## Given instruction
Copy out the data exactly, leaving the pictures behind.

_ _ _ _ _ _ _

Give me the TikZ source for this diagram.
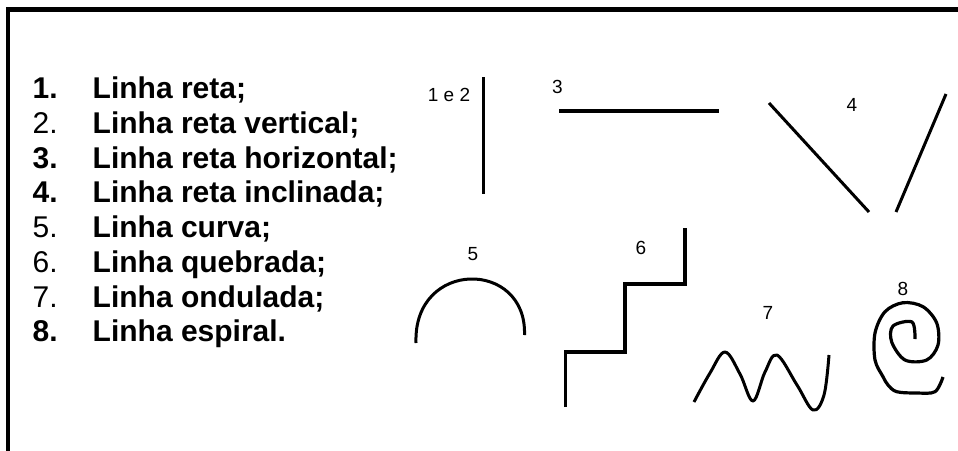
\documentclass[tikz,border=0pt]{standalone}
\usepackage{fontspec}
\setmainfont{Liberation Sans}
\begin{document}
\begin{tikzpicture}[x=1pt,y=-1pt,
  itemr/.style={anchor=base west, inner sep=0pt, font=\fontsize{30}{34}\selectfont},
  itemb/.style={anchor=base west, inner sep=0pt, font=\fontsize{30}{34}\selectfont\bfseries},
  lab/.style={inner sep=0pt, font=\fontsize{19}{22}\selectfont},
  stroke/.style={line width=3pt, line join=round},
  frame/.style={line width=4.5pt, line join=miter}]
\useasboundingbox (0,0) rectangle (958,450);
\fill[white] (0,0) rectangle (958,450);
% frame (top and left only)
\coordinate (fbl) at (8,452);
\coordinate (ftl) at (8,9.5);
\coordinate (ftr) at (960,9.5);
\draw[frame] (fbl) -- (ftl) -- (ftr);
% list
\node[itemb] (n1) at (32.5,98.5) {1.};
\node[itemr] (n2) at (32.5,133.25) {2.};
\node[itemb] (n3) at (32.5,168) {3.};
\node[itemb] (n4) at (32.5,202.75) {4.};
\node[itemr] (n5) at (32.5,237.5) {5.};
\node[itemr] (n6) at (32.5,272.25) {6.};
\node[itemr] (n7) at (32.5,307) {7.};
\node[itemb] (n8) at (32.5,341.75) {8.};
\node[itemb] (t1) at (92.5,98.5) {Linha reta;};
\node[itemb] (t2) at (92.5,133.25) {Linha reta vertical;};
\node[itemb] (t3) at (92.5,168) {Linha reta horizontal;};
\node[itemb] (t4) at (92.5,202.75) {Linha reta inclinada;};
\node[itemb] (t5) at (92.5,237.5) {Linha curva;};
\node[itemb] (t6) at (92.5,272.25) {Linha quebrada;};
\node[itemb] (t7) at (92.5,307) {Linha ondulada;};
\node[itemb] (t8) at (92.5,341.75) {Linha espiral.};
% labels
\node[lab] (l12) at (449,95) {1 e 2};
\node[lab] (l3) at (557.5,87) {3};
\node[lab] (l4) at (852,105) {4};
\node[lab] (l5) at (473,254) {5};
\node[lab] (l6) at (641,248) {6};
\node[lab] (l7) at (768,313) {7};
\node[lab] (l8) at (903,288.5) {8};
% 1 e 2: vertical line
\coordinate (v1) at (483,77);
\coordinate (v2) at (483,194);
\draw[stroke] (v1) -- (v2);
% 3: horizontal line
\coordinate (h1) at (559,111);
\coordinate (h2) at (719,111);
\draw[stroke, line width=3.5pt] (h1) -- (h2);
% 4: inclined lines
\coordinate (a1) at (769,103);
\coordinate (a2) at (869,212);
\coordinate (b1) at (946,94);
\coordinate (b2) at (896,212);
\draw[stroke] (a1) -- (a2);
\draw[stroke] (b1) -- (b2);
% 5: curve
\coordinate (c1) at (416,343);
\coordinate (c2) at (524.5,335);
\draw[stroke] (c1) .. controls (413,259) and (527,259) .. (c2);
% 6: broken line
\coordinate (s0) at (565.5,407);
\coordinate (s1) at (565.5,352);
\coordinate (s2) at (625,352);
\coordinate (s3) at (625,284);
\coordinate (s4) at (685,284);
\coordinate (s5) at (685,228);
\draw[stroke, line width=3.5pt, line join=miter] (s0) -- (s1) -- (s2) -- (s3) -- (s4) -- (s5);
% 7: wavy line
\draw[stroke] plot[smooth, tension=0.6] coordinates {(694,402) (710,373) (725,352) (740,374) (753,401) (765,372) (777,355) (797,385) (813,410) (824,395) (829,355)};
% 8: spiral
\draw[stroke, line width=3.2pt] plot[smooth, tension=0.55] coordinates {(915,339) (912,322) (893,326) (891.7,342) (905,360) (926.7,360) (938,345) (936.7,323) (923,306.7) (903,302.7) (885,311.7) (875,333) (875,360) (883,376.7) (888,385) (896.7,391.7) (916.7,393) (935,391.7) (943,377)};
\end{tikzpicture}
\end{document}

_ _ _ _ _ _ _

## Worked solution
Give me the TikZ source for this diagram.
\documentclass[tikz,border=0pt]{standalone}
\usepackage{fontspec}
\setmainfont{Liberation Sans}
\begin{document}
\begin{tikzpicture}[x=1pt,y=-1pt,
  itemr/.style={anchor=base west, inner sep=0pt, font=\fontsize{30}{34}\selectfont},
  itemb/.style={anchor=base west, inner sep=0pt, font=\fontsize{30}{34}\selectfont\bfseries},
  lab/.style={inner sep=0pt, font=\fontsize{19}{22}\selectfont},
  stroke/.style={line width=3pt, line join=round},
  frame/.style={line width=4.5pt, line join=miter}]
\useasboundingbox (0,0) rectangle (958,450);
\fill[white] (0,0) rectangle (958,450);
% frame (top and left only)
\coordinate (fbl) at (8,452);
\coordinate (ftl) at (8,9.5);
\coordinate (ftr) at (960,9.5);
\draw[frame] (fbl) -- (ftl) -- (ftr);
% list
\node[itemb] (n1) at (32.5,98.5) {1.};
\node[itemr] (n2) at (32.5,133.25) {2.};
\node[itemb] (n3) at (32.5,168) {3.};
\node[itemb] (n4) at (32.5,202.75) {4.};
\node[itemr] (n5) at (32.5,237.5) {5.};
\node[itemr] (n6) at (32.5,272.25) {6.};
\node[itemr] (n7) at (32.5,307) {7.};
\node[itemb] (n8) at (32.5,341.75) {8.};
\node[itemb] (t1) at (92.5,98.5) {Linha reta;};
\node[itemb] (t2) at (92.5,133.25) {Linha reta vertical;};
\node[itemb] (t3) at (92.5,168) {Linha reta horizontal;};
\node[itemb] (t4) at (92.5,202.75) {Linha reta inclinada;};
\node[itemb] (t5) at (92.5,237.5) {Linha curva;};
\node[itemb] (t6) at (92.5,272.25) {Linha quebrada;};
\node[itemb] (t7) at (92.5,307) {Linha ondulada;};
\node[itemb] (t8) at (92.5,341.75) {Linha espiral.};
% labels
\node[lab] (l12) at (449,95) {1 e 2};
\node[lab] (l3) at (557.5,87) {3};
\node[lab] (l4) at (852,105) {4};
\node[lab] (l5) at (473,254) {5};
\node[lab] (l6) at (641,248) {6};
\node[lab] (l7) at (768,313) {7};
\node[lab] (l8) at (903,288.5) {8};
% 1 e 2: vertical line
\coordinate (v1) at (483,77);
\coordinate (v2) at (483,194);
\draw[stroke] (v1) -- (v2);
% 3: horizontal line
\coordinate (h1) at (559,111);
\coordinate (h2) at (719,111);
\draw[stroke, line width=3.5pt] (h1) -- (h2);
% 4: inclined lines
\coordinate (a1) at (769,103);
\coordinate (a2) at (869,212);
\coordinate (b1) at (946,94);
\coordinate (b2) at (896,212);
\draw[stroke] (a1) -- (a2);
\draw[stroke] (b1) -- (b2);
% 5: curve
\coordinate (c1) at (416,343);
\coordinate (c2) at (524.5,335);
\draw[stroke] (c1) .. controls (413,259) and (527,259) .. (c2);
% 6: broken line
\coordinate (s0) at (565.5,407);
\coordinate (s1) at (565.5,352);
\coordinate (s2) at (625,352);
\coordinate (s3) at (625,284);
\coordinate (s4) at (685,284);
\coordinate (s5) at (685,228);
\draw[stroke, line width=3.5pt, line join=miter] (s0) -- (s1) -- (s2) -- (s3) -- (s4) -- (s5);
% 7: wavy line
\draw[stroke] plot[smooth, tension=0.6] coordinates {(694,402) (710,373) (725,352) (740,374) (753,401) (765,372) (777,355) (797,385) (813,410) (824,395) (829,355)};
% 8: spiral
\draw[stroke, line width=3.2pt] plot[smooth, tension=0.55] coordinates {(915,339) (912,322) (893,326) (891.7,342) (905,360) (926.7,360) (938,345) (936.7,323) (923,306.7) (903,302.7) (885,311.7) (875,333) (875,360) (883,376.7) (888,385) (896.7,391.7) (916.7,393) (935,391.7) (943,377)};
\end{tikzpicture}
\end{document}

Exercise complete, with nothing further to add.